◆ Source data
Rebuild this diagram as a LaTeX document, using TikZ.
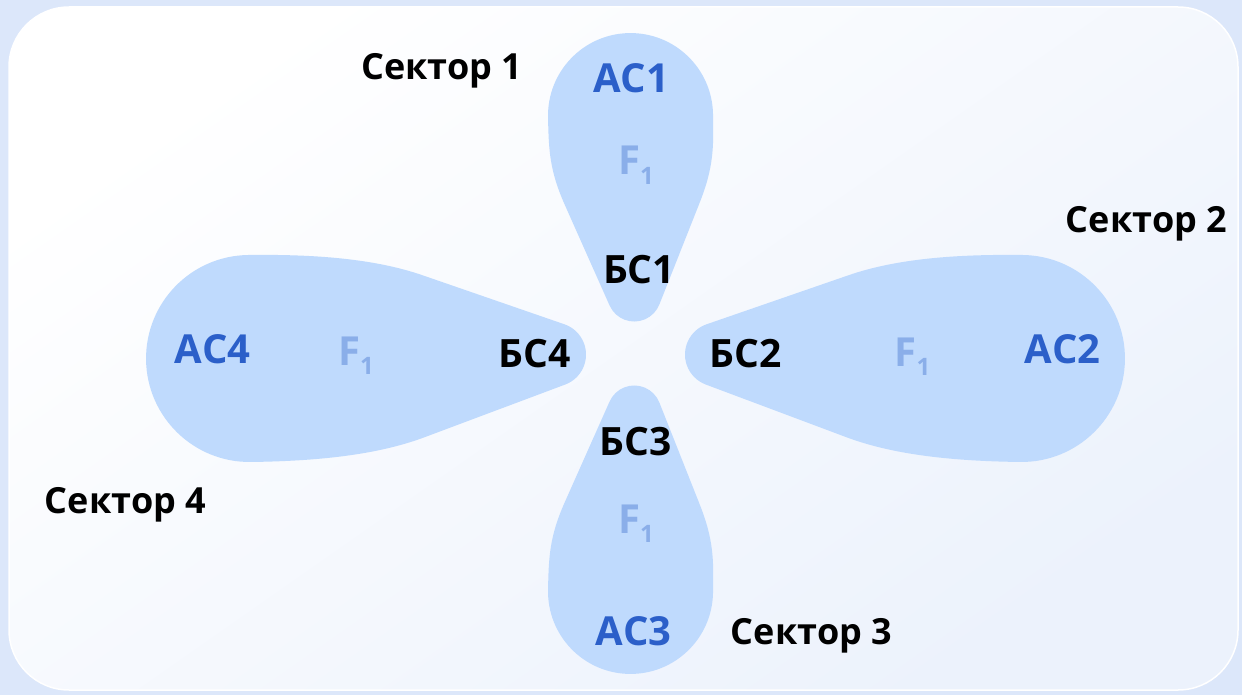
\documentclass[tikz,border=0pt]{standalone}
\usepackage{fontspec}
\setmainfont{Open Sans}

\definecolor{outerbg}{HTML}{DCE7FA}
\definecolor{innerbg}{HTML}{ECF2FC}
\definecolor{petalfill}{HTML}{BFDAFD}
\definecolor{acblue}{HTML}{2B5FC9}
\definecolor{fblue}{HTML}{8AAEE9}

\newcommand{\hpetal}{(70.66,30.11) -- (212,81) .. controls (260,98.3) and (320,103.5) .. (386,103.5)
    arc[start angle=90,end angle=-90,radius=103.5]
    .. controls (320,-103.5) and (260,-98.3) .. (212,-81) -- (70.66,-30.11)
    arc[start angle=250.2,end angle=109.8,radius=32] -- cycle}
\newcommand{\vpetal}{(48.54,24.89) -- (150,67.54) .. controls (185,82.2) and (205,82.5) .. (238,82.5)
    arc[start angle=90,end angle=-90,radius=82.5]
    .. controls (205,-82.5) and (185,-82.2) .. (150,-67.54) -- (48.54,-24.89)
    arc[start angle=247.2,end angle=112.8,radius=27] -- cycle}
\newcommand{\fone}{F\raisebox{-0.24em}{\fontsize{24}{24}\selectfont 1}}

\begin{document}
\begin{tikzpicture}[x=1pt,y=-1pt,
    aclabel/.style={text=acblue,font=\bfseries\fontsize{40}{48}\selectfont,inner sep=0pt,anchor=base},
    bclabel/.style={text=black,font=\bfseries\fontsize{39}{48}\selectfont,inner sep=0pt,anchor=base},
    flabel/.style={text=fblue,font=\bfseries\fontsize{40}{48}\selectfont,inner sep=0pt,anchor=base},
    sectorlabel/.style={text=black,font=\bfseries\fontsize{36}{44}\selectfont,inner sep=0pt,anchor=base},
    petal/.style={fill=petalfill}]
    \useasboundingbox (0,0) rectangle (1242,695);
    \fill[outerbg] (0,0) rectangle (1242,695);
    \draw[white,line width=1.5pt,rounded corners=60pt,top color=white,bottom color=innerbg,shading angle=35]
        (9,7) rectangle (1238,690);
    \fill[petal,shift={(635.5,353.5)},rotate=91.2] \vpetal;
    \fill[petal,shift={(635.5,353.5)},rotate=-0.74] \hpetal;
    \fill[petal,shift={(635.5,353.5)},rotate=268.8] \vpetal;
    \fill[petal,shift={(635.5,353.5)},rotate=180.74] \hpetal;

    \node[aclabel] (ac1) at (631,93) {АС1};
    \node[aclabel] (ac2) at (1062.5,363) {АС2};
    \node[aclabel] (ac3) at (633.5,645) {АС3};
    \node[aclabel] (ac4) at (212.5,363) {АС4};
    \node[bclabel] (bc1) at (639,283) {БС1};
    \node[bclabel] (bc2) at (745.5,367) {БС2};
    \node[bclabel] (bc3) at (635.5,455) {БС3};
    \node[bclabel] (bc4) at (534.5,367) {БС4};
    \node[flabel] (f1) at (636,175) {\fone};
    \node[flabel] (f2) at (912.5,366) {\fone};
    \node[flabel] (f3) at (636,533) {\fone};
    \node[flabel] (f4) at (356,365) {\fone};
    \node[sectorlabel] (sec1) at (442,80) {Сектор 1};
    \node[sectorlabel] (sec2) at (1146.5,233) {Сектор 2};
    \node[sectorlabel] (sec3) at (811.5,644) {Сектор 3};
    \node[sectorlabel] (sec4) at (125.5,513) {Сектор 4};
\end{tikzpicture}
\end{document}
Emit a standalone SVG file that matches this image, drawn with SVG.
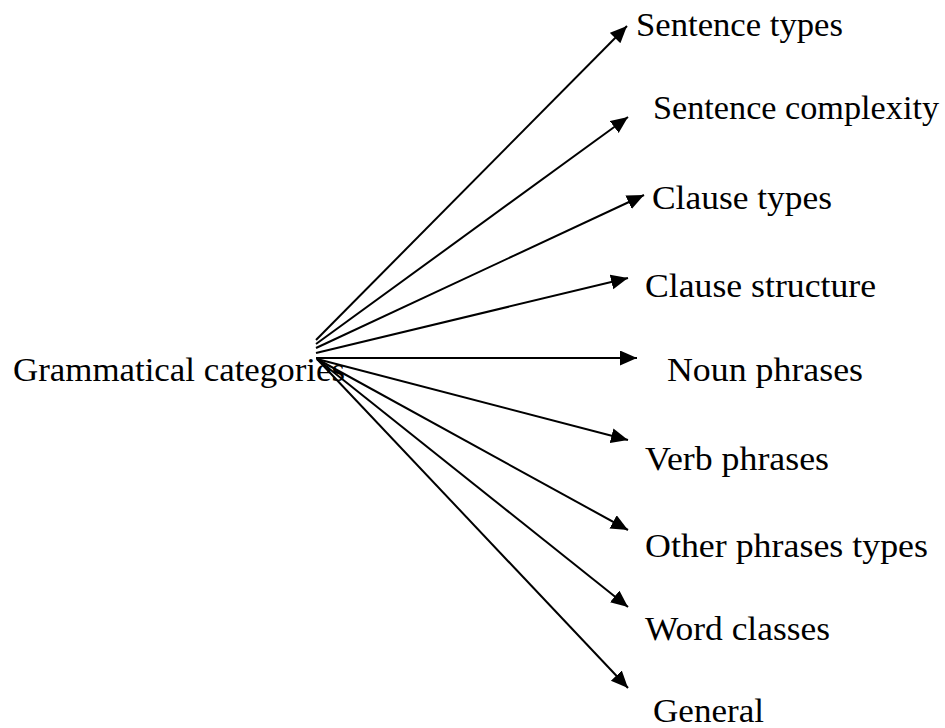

◆ Task instructions
Without including the pictures, return each record above exactly as it stands.

◆ Correct output
Rebuild this diagram as a LaTeX document, using TikZ.
\documentclass[tikz,border=0pt]{standalone}
\usepackage{fontspec}
\setmainfont{Open Sans}

\definecolor{outerbg}{HTML}{DCE7FA}
\definecolor{innerbg}{HTML}{ECF2FC}
\definecolor{petalfill}{HTML}{BFDAFD}
\definecolor{acblue}{HTML}{2B5FC9}
\definecolor{fblue}{HTML}{8AAEE9}

\newcommand{\hpetal}{(70.66,30.11) -- (212,81) .. controls (260,98.3) and (320,103.5) .. (386,103.5)
    arc[start angle=90,end angle=-90,radius=103.5]
    .. controls (320,-103.5) and (260,-98.3) .. (212,-81) -- (70.66,-30.11)
    arc[start angle=250.2,end angle=109.8,radius=32] -- cycle}
\newcommand{\vpetal}{(48.54,24.89) -- (150,67.54) .. controls (185,82.2) and (205,82.5) .. (238,82.5)
    arc[start angle=90,end angle=-90,radius=82.5]
    .. controls (205,-82.5) and (185,-82.2) .. (150,-67.54) -- (48.54,-24.89)
    arc[start angle=247.2,end angle=112.8,radius=27] -- cycle}
\newcommand{\fone}{F\raisebox{-0.24em}{\fontsize{24}{24}\selectfont 1}}

\begin{document}
\begin{tikzpicture}[x=1pt,y=-1pt,
    aclabel/.style={text=acblue,font=\bfseries\fontsize{40}{48}\selectfont,inner sep=0pt,anchor=base},
    bclabel/.style={text=black,font=\bfseries\fontsize{39}{48}\selectfont,inner sep=0pt,anchor=base},
    flabel/.style={text=fblue,font=\bfseries\fontsize{40}{48}\selectfont,inner sep=0pt,anchor=base},
    sectorlabel/.style={text=black,font=\bfseries\fontsize{36}{44}\selectfont,inner sep=0pt,anchor=base},
    petal/.style={fill=petalfill}]
    \useasboundingbox (0,0) rectangle (1242,695);
    \fill[outerbg] (0,0) rectangle (1242,695);
    \draw[white,line width=1.5pt,rounded corners=60pt,top color=white,bottom color=innerbg,shading angle=35]
        (9,7) rectangle (1238,690);
    \fill[petal,shift={(635.5,353.5)},rotate=91.2] \vpetal;
    \fill[petal,shift={(635.5,353.5)},rotate=-0.74] \hpetal;
    \fill[petal,shift={(635.5,353.5)},rotate=268.8] \vpetal;
    \fill[petal,shift={(635.5,353.5)},rotate=180.74] \hpetal;

    \node[aclabel] (ac1) at (631,93) {АС1};
    \node[aclabel] (ac2) at (1062.5,363) {АС2};
    \node[aclabel] (ac3) at (633.5,645) {АС3};
    \node[aclabel] (ac4) at (212.5,363) {АС4};
    \node[bclabel] (bc1) at (639,283) {БС1};
    \node[bclabel] (bc2) at (745.5,367) {БС2};
    \node[bclabel] (bc3) at (635.5,455) {БС3};
    \node[bclabel] (bc4) at (534.5,367) {БС4};
    \node[flabel] (f1) at (636,175) {\fone};
    \node[flabel] (f2) at (912.5,366) {\fone};
    \node[flabel] (f3) at (636,533) {\fone};
    \node[flabel] (f4) at (356,365) {\fone};
    \node[sectorlabel] (sec1) at (442,80) {Сектор 1};
    \node[sectorlabel] (sec2) at (1146.5,233) {Сектор 2};
    \node[sectorlabel] (sec3) at (811.5,644) {Сектор 3};
    \node[sectorlabel] (sec4) at (125.5,513) {Сектор 4};
\end{tikzpicture}
\end{document}
Emit a standalone SVG file that matches this image, drawn with SVG.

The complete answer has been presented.